PUT my_index2/my_type2/1
{
"geopoint": {
"lon": 48.845877,
"lat": 8.821861,
"alt": 0.0
}
}
ERROR FOR UPDATE2
{
"error": {
"root_cause": [
{
"type": "mapper_parsing_exception",
"reason": "failed to parse"
}
],
"type": "mapper_parsing_exception",
"reason": "failed to parse",
"caused_by": {
"type": "illegal_argument_exception",
"reason": "failed to execute script",
"caused_by": {
"type": "script_exception",
"reason": "scripts of type [inline], operation [mapping] and lang [groovy] are disabled"
}
}
},
"status": 400
}
ERROR 1 FOR UPDATE 2
After adding script.inline:true, tried to insert the data but getting following error.
{
"error": {
"root_cause": [
{
"type": "parse_exception",
"reason": "field must be either [lat], [lon] or [geohash]"
}
],
"type": "mapper_parsing_exception",
"reason": "failed to parse",
"caused_by": {
"type": "parse_exception",
"reason": "field must be either [lat], [lon] or [geohash]"
}
},
"status": 400
}
回答1:
mongo-connector aims at synchronizing a Mongo database with another target system, such as ES, Solr or another Mongo DB. Synchronizing means 1:1 replication, so there's no way that I know of for mongo-connector to enrich documents during the replication (and it's not its intent either).

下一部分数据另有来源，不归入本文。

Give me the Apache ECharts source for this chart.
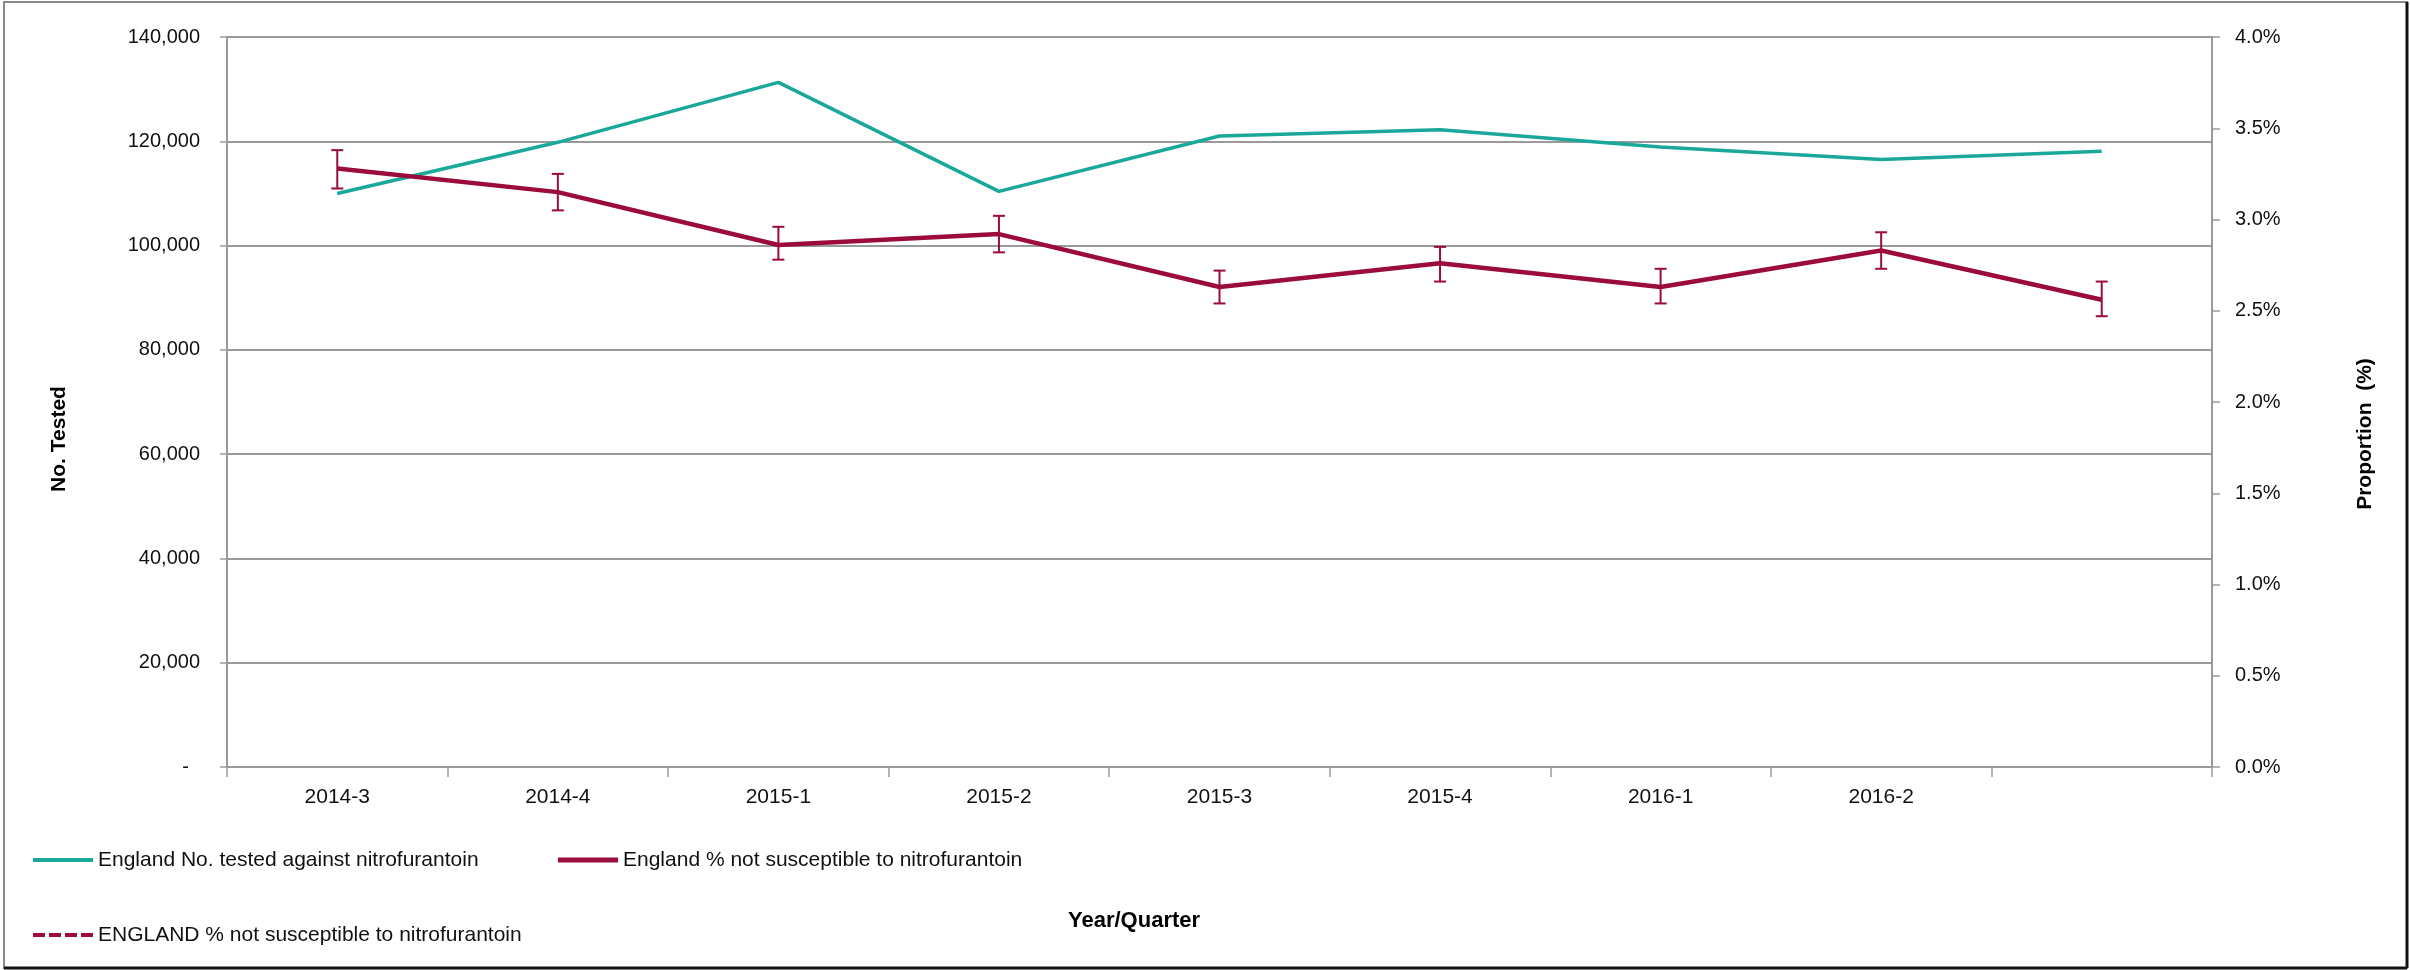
<!DOCTYPE html>
<html>
<head>
<meta charset="utf-8">
<script src="https://cdn.jsdelivr.net/npm/echarts@6/dist/echarts.min.js"></script>
<style>
html,body{margin:0;padding:0;background:#fff;}
#chart{width:2410px;height:970px;}
</style>
</head>
<body>
<div id="chart"></div>
<script>
// ---- data ----
const categories = ['2014-3','2014-4','2015-1','2015-2','2015-3','2015-4','2016-1','2016-2',''];
const numberTested = [110000, 119800, 131300, 110400, 121000, 122200, 118900, 116500, 118100];
const pctNotSusceptible = [3.28, 3.15, 2.86, 2.92, 2.63, 2.76, 2.63, 2.83, 2.56];
const ciLower = [3.17, 3.05, 2.78, 2.82, 2.54, 2.66, 2.54, 2.73, 2.47];
const ciUpper = [3.38, 3.25, 2.96, 3.02, 2.72, 2.85, 2.73, 2.93, 2.66];
const leftTicks = {min: 0, max: 140000, interval: 20000};
const rightTicks = {min: 0, max: 4, interval: 0.5};
const seriesNames = [
  'England No. tested against nitrofurantoin',
  'England % not susceptible to nitrofurantoin',
  'ENGLAND % not susceptible to nitrofurantoin'
];

const TEAL = '#19A89A';
const RED = '#9B0B3B';
const GRID = '#9a9a9a';
const FONT = "'Liberation Sans', Arial, sans-serif";

const errData = categories.map((c, i) => [i, ciLower[i], ciUpper[i]]);

const DASH_ICON = 'path://M0,0h12v4H0z M16,0h12v4H16z M32,0h12v4H32z M48,0h12v4H48z';

const chart = echarts.init(document.getElementById('chart'), null, {renderer: 'canvas'});
const legendText = {fontFamily: FONT, fontSize: 21, color: '#111', lineHeight: 22};
chart.setOption({
  animation: false,
  backgroundColor: '#fff',
  grid: {left: 227, right: 198, top: 37, bottom: 203, containLabel: false},
  legend: [
    {data: [{name: seriesNames[0], icon: 'rect', itemStyle: {color: TEAL}}], left: 33, top: 849, padding: 0, itemWidth: 60, itemHeight: 4, textStyle: legendText, selectedMode: false},
    {data: [{name: seriesNames[1], icon: 'rect', itemStyle: {color: RED}}], left: 558, top: 849, padding: 0, itemWidth: 60, itemHeight: 5, textStyle: legendText, selectedMode: false},
    {data: [{name: seriesNames[2], icon: DASH_ICON, itemStyle: {color: RED}}], left: 33, top: 924, padding: 0, itemWidth: 60, itemHeight: 4, textStyle: legendText, selectedMode: false}
  ],
  xAxis: {
    type: 'category',
    data: categories,
    boundaryGap: true,
    axisLine: {lineStyle: {color: GRID, width: 2}},
    axisTick: {show: true, length: 10, lineStyle: {color: GRID, width: 1.5}, alignWithLabel: false, interval: 0},
    axisLabel: {fontFamily: FONT, fontSize: 21, color: '#111', margin: 20, interval: 0}
  },
  yAxis: [
    {
      type: 'value', min: leftTicks.min, max: leftTicks.max, interval: leftTicks.interval,
      position: 'left',
      axisLine: {show: true, lineStyle: {color: GRID, width: 2}},
      axisTick: {show: true, length: 7, lineStyle: {color: GRID, width: 1.5}},
      splitLine: {show: true, lineStyle: {color: GRID, width: 2}},
      axisLabel: {
        fontFamily: FONT, fontSize: 20, color: '#111', margin: 27,
        formatter: v => v === 0 ? '-  ' : v.toLocaleString('en-US')
      }
    },
    {
      type: 'value', min: rightTicks.min, max: rightTicks.max, interval: rightTicks.interval,
      position: 'right',
      axisLine: {show: true, lineStyle: {color: GRID, width: 2}},
      axisTick: {show: true, length: 8, lineStyle: {color: GRID, width: 1.5}},
      splitLine: {show: false},
      axisLabel: {
        fontFamily: FONT, fontSize: 20, color: '#111', margin: 23,
        formatter: v => v.toFixed(1) + '%'
      }
    }
  ],
  graphic: [
    {type: 'rect', shape: {x: 4, y: 2, width: 2403, height: 966}, style: {fill: 'none', stroke: '#8a8a8a', lineWidth: 2}, silent: true, z: -10},
    {type: 'line', shape: {x1: 2407, y1: 2, x2: 2407, y2: 968}, style: {stroke: '#111', lineWidth: 3}, silent: true},
    {type: 'line', shape: {x1: 4, y1: 968, x2: 2407, y2: 968}, style: {stroke: '#111', lineWidth: 3}, silent: true},
    {type: 'text', left: 1068, top: 910, style: {text: 'Year/Quarter', fontFamily: FONT, fontWeight: 'bold', fontSize: 22, fill: '#000'}},
    {type: 'text', x: 59, y: 439, rotation: Math.PI / 2, style: {text: 'No. Tested', fontFamily: FONT, fontWeight: 'bold', fontSize: 21, fill: '#000', align: 'center', verticalAlign: 'middle'}},
    {type: 'text', x: 2365, y: 434, rotation: Math.PI / 2, style: {text: 'Proportion  (%)', fontFamily: FONT, fontWeight: 'bold', fontSize: 21, fill: '#000', align: 'center', verticalAlign: 'middle'}}
  ],
  series: [
    {
      name: seriesNames[0], type: 'line', yAxisIndex: 0, data: numberTested,
      symbol: 'none', lineStyle: {color: TEAL, width: 3.5}, itemStyle: {color: TEAL}, z: 2
    },
    {
      name: seriesNames[1], type: 'line', yAxisIndex: 1, data: pctNotSusceptible,
      symbol: 'none', lineStyle: {color: RED, width: 4.5}, itemStyle: {color: RED}, z: 3
    },
    {
      name: seriesNames[2], type: 'line', yAxisIndex: 1, data: [],
      symbol: 'none', lineStyle: {color: RED, width: 4, type: [12, 5]}, itemStyle: {color: RED}
    },
    {
      name: 'CI', type: 'custom', yAxisIndex: 1, data: errData, z: 4,
      renderItem: function (params, api) {
        const i = api.value(0);
        const lo = api.coord([i, api.value(1)]);
        const hi = api.coord([i, api.value(2)]);
        const hw = 6;
        const st = {stroke: RED, lineWidth: 2, fill: null};
        return {
          type: 'group',
          children: [
            {type: 'line', shape: {x1: lo[0], y1: lo[1], x2: hi[0], y2: hi[1]}, style: st},
            {type: 'line', shape: {x1: lo[0] - hw, y1: lo[1], x2: lo[0] + hw, y2: lo[1]}, style: st},
            {type: 'line', shape: {x1: hi[0] - hw, y1: hi[1], x2: hi[0] + hw, y2: hi[1]}, style: st}
          ]
        };
      }
    }
  ]
});
</script>
</body>
</html>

However, in ES 5 we'll soon be able to use ingest nodes in which we'll be able to define processing pipelines whose goal is to enrich documents before they get indexed.
UPDATE
There's probably a way by modifying the formatters.py file.
In transform_value I would add a case to handle Geopoint
:
if isinstance(value, dict):
return self.format_document(value)
elif isinstance(value, list):
return [self.transform_value(v) for v in value]
# handle Geopoint class
elif isinstance(value, Geopoint):
return self.format.document({'lat': value['lat'], 'lon': value['lon']})
...
UPDATE 2
Let's try another approach by modifying the transform_element function (on line 104):
def transform_element(self, key, value):
try:
# add these next two lines
if key == 'GeoPoint':
value = {'lat': value['lat'], 'lon': value['lon']}
# do not modify the initial code below
new_value = self.transform_value(value)
yield key, new_value
except ValueError as e:
LOG.warn("Invalid value for key: %s as %s"
% (key, str(e)))
UPDATE 3
Another thing you might try is to add a transform. The reason I've not mentioned it before is that it was deprecated in ES 2.0, but in ES 5.0 you'll have ingest nodes and you'll be able to take care of it at ingest time using a remove processor
You can define your mapping like this:
PUT my_index2
{
"mappings": {
"my_type2": {
"transform": {
"script": "ctx._source.geopoint.remove('alt'); ctx._source.geopoint.remove('valid')"
},
"properties": {
"geopoint": {
"type": "geo_point"
}
}
}
}
}
Note: make sure enable dynamic scripting, by adding script.inline: true
to elasticsearch.yml
and restart your ES node.
What is going to happen is that the alt
field will still be visible in the stored _source
but it will not be indexed, and hence, no error should occur.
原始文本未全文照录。